Not really, it doesn't address my core gripe!  Why can't I ring and reserve (or order by telephone) the item I want, why must I call to the store in person, the nearest store is 40 minutes from me!


----------



## ClubMan (5 Sep 2005)

I thought that you were also asking what _"Argos Extra"_ stood for hence the partial explanation and link  that I posted. I guess your question was rhetorical or something?


----------



## Carpenter (5 Sep 2005)

No, I won't even bother..........


----------



## ninsaga (5 Sep 2005)

So Argos Extra =  one has to do an extra few things in order to get what you want :0


----------



## ISBN (5 Sep 2005)

Page 1627 of the catalogue leads you to believe that you can use the Check & Reserve facility to order 'extra' products and save you a journey.  They say that they will even send a text to your mobile to let you know when it is ready for collection...


----------



## Carpenter (5 Sep 2005)

OK I must check that out


----------



## Ann-Marie (5 Sep 2005)

I was trying to get my hands on a few things last week 
Went to swords the que was crazy so i wasnt waiting around to order so headed out to blanchardstown same thing so didnt bother ordering them got them else where but i had emailed argos and they told me i would have to go to the store and order them in person (which is a pain)


----------



## Carpenter (5 Sep 2005)

So I'm not alone in this?


----------



## podgerodge (5 Sep 2005)

from their UK website - don't know if they've done it here...

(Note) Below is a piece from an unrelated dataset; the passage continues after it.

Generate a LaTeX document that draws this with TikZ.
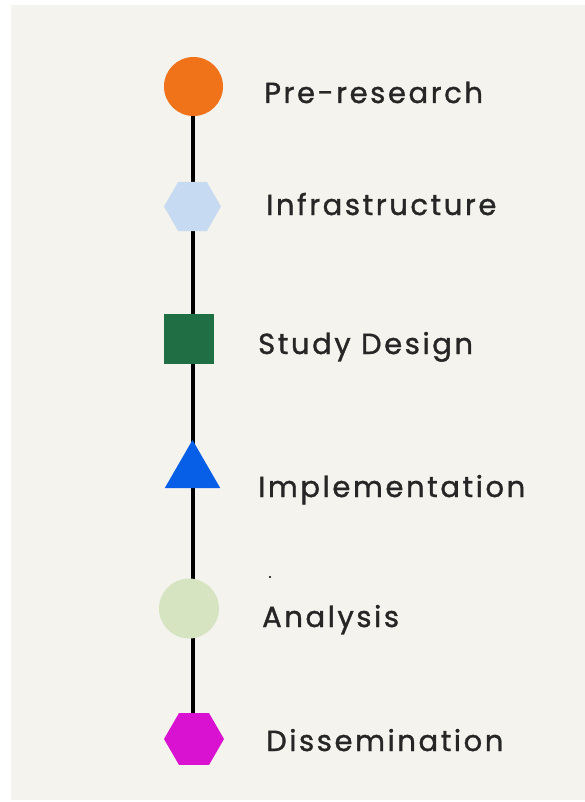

"Our massive range is now available online and at ALL Argos stores.
In the past, items marked  EXTRA were only available from our Extra stores. But now, you can get any item you like online, from any of our stores or over the phone."

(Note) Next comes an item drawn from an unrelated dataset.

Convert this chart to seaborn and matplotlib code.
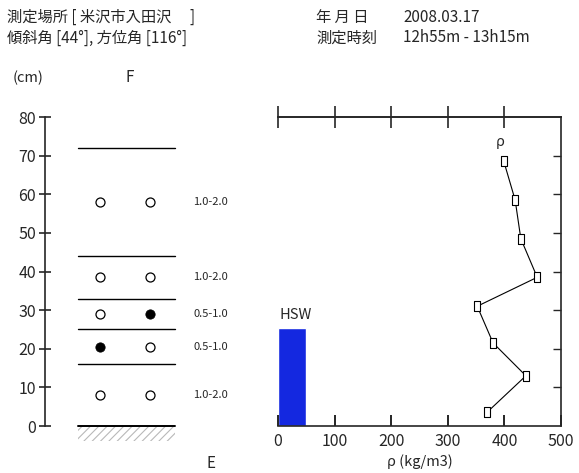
import numpy as np
import pandas as pd
import matplotlib
matplotlib.use("Agg")
import matplotlib.pyplot as plt
import seaborn as sns
from matplotlib.patches import Rectangle

# ---- data ----
layer_tops = [72, 44, 33, 25, 16]          # layer boundaries (cm)
grain_h = [58, 38.5, 29, 20.5, 8]           # grain sample heights (cm)
left_filled = [False, False, False, True, False]
right_filled = [False, False, True, False, False]
grain_size = ["1.0-2.0", "1.0-2.0", "0.5-1.0", "0.5-1.0", "1.0-2.0"]

dens_h = [3.5, 13, 21.5, 31, 38.5, 48.5, 58.5, 68.5]
dens = [369, 438, 380, 352, 458, 429, 419, 399]
hsw = 25.5

sns.set_style("white", rc={'xtick.bottom': True, 'ytick.left': True})
plt.rcParams['font.family'] = ['Noto Sans CJK JP', 'DejaVu Sans']
plt.rcParams['hatch.linewidth'] = 0.8

W, H = 579, 473
fig = plt.figure(figsize=(W / 100, H / 100), dpi=100)

def box(x0, y0, x1, y1):
    return [x0 / W, 1 - y1 / H, (x1 - x0) / W, (y1 - y0) / H]

# header
fs_h = 11
fig.text(7 / W, 1 - 17 / H, "測定場所 [ 米沢市入田沢　 ]", fontsize=fs_h, va='center')
fig.text(7 / W, 1 - 38 / H, "傾斜角 [44°], 方位角 [116°]", fontsize=fs_h, va='center')
fig.text(316 / W, 1 - 17 / H, "年 月 日", fontsize=fs_h, va='center')
fig.text(316 / W, 1 - 38 / H, "測定時刻", fontsize=fs_h, va='center')
fig.text(403 / W, 1 - 17 / H, "2008.03.17", fontsize=fs_h, va='center')
fig.text(403 / W, 1 - 38 / H, "12h55m - 13h15m", fontsize=fs_h, va='center')
fig.text(13 / W, 1 - 78 / H, "(cm)", fontsize=10.5, va='center')
fig.text(130 / W, 1 - 78 / H, "F", fontsize=11, va='center', ha='center')
fig.text(211 / W, 1 - 463 / H, "E", fontsize=11, va='center', ha='center')

# ---- left: stratigraphy ----
ax1 = fig.add_axes(box(45, 117, 270, 426))
ax1.set_xlim(0, 225)
ax1.set_ylim(0, 80)
for s in ['top', 'right', 'bottom']:
    ax1.spines[s].set_visible(False)
ax1.spines['left'].set_bounds(0, 80)
ax1.spines['left'].set_linewidth(1.2)
ax1.set_xticks([])
ax1.set_yticks(np.arange(0, 81, 10))
ax1.tick_params(axis='y', left=True, direction='inout', length=9, width=1.2,
                labelsize=11.5, pad=2)

for h in layer_tops:
    ax1.plot([33, 130], [h, h], color='k', lw=1.0)
ax1.plot([33, 130], [0, 0], color='k', lw=1.4, clip_on=False)
ax1.add_patch(Rectangle((33, -4), 97, 4, fill=False, hatch='////',
                        edgecolor='#b8b8b8', lw=0, clip_on=False))

gdf = pd.DataFrame({'h': grain_h, 'lf': left_filled, 'rf': right_filled})
for col, xpos in [('lf', 55), ('rf', 105)]:
    open_ = gdf[~gdf[col]]
    full = gdf[gdf[col]]
    sns.scatterplot(x=[xpos] * len(open_), y=open_['h'], ax=ax1, marker='o', s=42,
                    facecolor='white', edgecolor='k', linewidth=0.9, clip_on=False)
    sns.scatterplot(x=[xpos] * len(full), y=full['h'], ax=ax1, marker='o', s=45,
                    color='k', edgecolor='k', clip_on=False)
for h, lab in zip(grain_h, grain_size):
    ax1.text(148, h, lab, fontsize=8, va='center', ha='left')
ax1.set_xlabel('')
ax1.set_ylabel('')

# ---- right: density profile ----
ax2 = fig.add_axes(box(278, 117, 561, 426))
ax2.set_xlim(0, 500)
ax2.set_ylim(0, 80)
ax2.spines['left'].set_visible(False)
for s in ['top', 'right', 'bottom']:
    ax2.spines[s].set_linewidth(1.2)
ax2.bar(0, hsw, width=50, align='edge', color='#1428e0')
ax2.text(2, hsw + 1.5, "HSW", fontsize=10.5, va='bottom', ha='left')

rect = [(-0.6, -1), (0.6, -1), (0.6, 1), (-0.6, 1), (-0.6, -1)]
sns.lineplot(x=dens, y=dens_h, sort=False, estimator=None, ax=ax2, color='k', lw=0.8,
             marker=rect, markersize=7, markerfacecolor='white', markeredgecolor='k',
             markeredgewidth=0.8)
ax2.text(dens[-1] - 6, dens_h[-1] + 4, "ρ", fontsize=10.5, style='italic', ha='center')
ax2.set_ylabel('')

# bottom: labels from the x axis, inward tick marks drawn on the axis transform
xt = np.arange(0, 501, 100)
ax2.set_xticks(xt)
ax2.tick_params(axis='x', bottom=True, top=False, length=0, labelsize=11.5, pad=5)
ax2.vlines(xt, 0, 0.036, transform=ax2.get_xaxis_transform(), color='k', lw=1.2,
           clip_on=False)
ax2.set_xlabel("ρ (kg/m3)", fontsize=10.5, labelpad=3)

ax2.yaxis.tick_right()
ax2.set_yticks(np.arange(10, 71, 10))
ax2.tick_params(axis='y', right=True, left=False, direction='in', length=6, width=1.0,
                labelright=False, labelleft=False)

top = ax2.secondary_xaxis('top')
top.set_xticks(np.arange(0, 401, 100))
top.tick_params(direction='inout', length=16, width=1.2, labeltop=False)
top.spines['top'].set_linewidth(1.2)

fig.savefig("out.png", dpi=100)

Maybe its just another example of 'not in ireland though'


----------



## BlueSpud (5 Sep 2005)

Argos is not the only shop in town.  I use the catalogue to get a flavour of what I want & what it will cost, then go to a retailer here and will envariably find the item cheaper...............it makes me feel better.


----------



## Sue Ellen (5 Sep 2005)

Carpenter,

There is also a further explanation here (bottom of page)


----------



## Carpenter (6 Sep 2005)

I studied the catalogue again last night and it states quite clearly that Argos Extra stores carry the full range of stock (i.e. normal stock and Extra stock).  Liffey Valley is an Extra store, it did not carry the item I required.  The catalogue further states that any extra item may be reserved using the "Check and Reserve" service at any store.  But when I attempted to do this I was told to visit an Argos Extra store in person.  So my point still stands, the catalogue is misleading and factually incorrect.  I suspect this new "extra service" hasn't been rolled out in it's entirety here in the Republic.  I could complain to Argos I suppose, but I'd probably be directed to a call centre in Brighton or Bangalore.


----------



## ISBN (6 Sep 2005)

I know Carpenter! It is very misleading isn't it?  The Argos in Blanchardstown Shopping Centre is also an extra store but I tried a couple of weeks back to buy an extra item and it wasn't in stock!  They said it would take 4 working days to be delivered to the shop and that was too late as I needed it quicker.  You would think though they would have fully rolled out the 'extra' items per the catalogue _before_ the catalogue was printed up with all this incorrect info.


----------